Tulips, planting out tomatoes early and seedlings

Tulips: the last two years I’ve tried growing some tulips and it went horribly wrong. Especially last year with a “bulb lasagne” with lots of leaves and only one flower. So I’m delighted to have got them flowering this year:

Tulips

I do like this tulip, ‘Green Star’, they look like a little flock of birds.

However, the display was marred by lack of under storey planting because I was supplied the wrong Erysimum. Wasteful but I ripped out the yellow wallflowers because I’d spent so much on white tulips I didn’t want to ruin it all. The result is lovely tulips, but all a bit tatty and scrappy. If they aren’t planted in neat rows, tulips really do need other plants to join them together.

Next year, I don’t think I will plant the tulips throughout the entire bed again because now it’s coming to the time to dig the bulbs up, it’s of course going to be difficult to do that with Alliums and perennials now growing among them. My plan is to only plant tulips in the garden where the Dahlias were the year before. Basically, a seasonal bedding regime, mainly in our large pots.

Seedlings planted out: in a move that defies all logic and advice, today at the allotment I planted out my bush tomatoes (Vilma), climbing broad beans (Cobra) and an artichoke seedling (Green Globe Improved).

Seedlings

The tomatoes and beans weren’t hardened off first which is a bit silly. I want to get on with it though and they were all busting out of their pots. The weather is good for the next week so fingers crossed they survive the baking hot days and the slugs.

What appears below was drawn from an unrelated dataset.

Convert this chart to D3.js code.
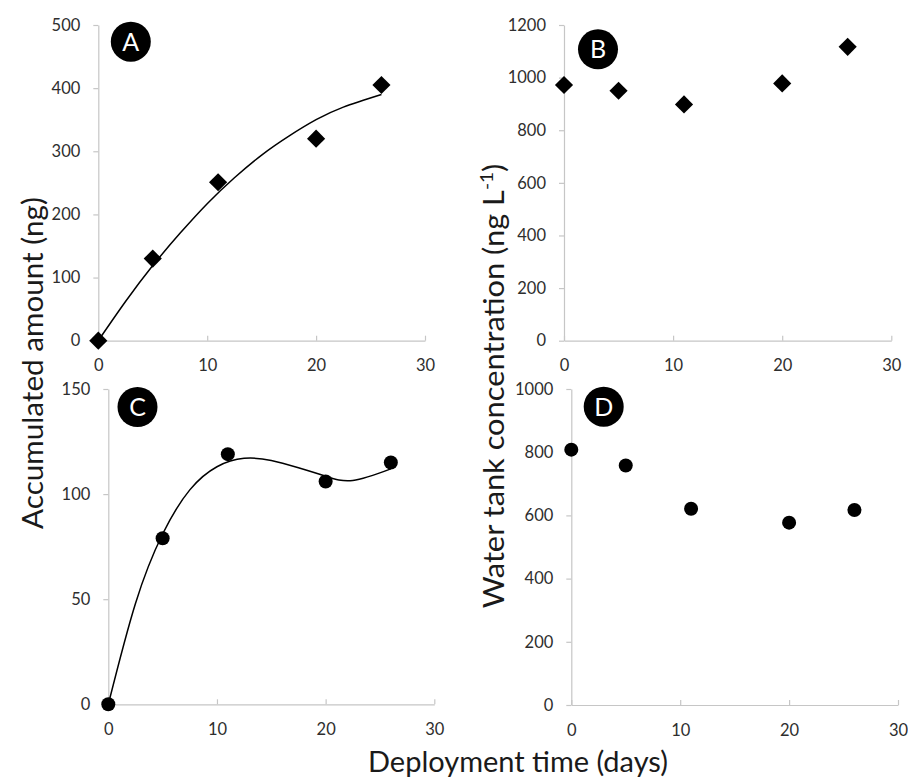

Propagation update: I’ve had a pretty good year so far of growing most plants from seed. On top of all the veg for the allotment I’ve been growing some new ornamental plants like this Melianthus major:

Melianthus major seedling

I’m stratifying three different seeds at the moment (Eryngium venustum, Asarum europeum and a Carex). They’ve all undergone the month in the fridge and it’s now fingers crossed for some growth.

I’m pleased that the vegetable seeds have proven so reliable, all of them growing uniformly and healthily. Which has certainly relieved lots of the stress of taking on the allotment. I have lots of different brassicas and celeriac seedlings all waiting in the garden to be transferred to the allotment in a week or two.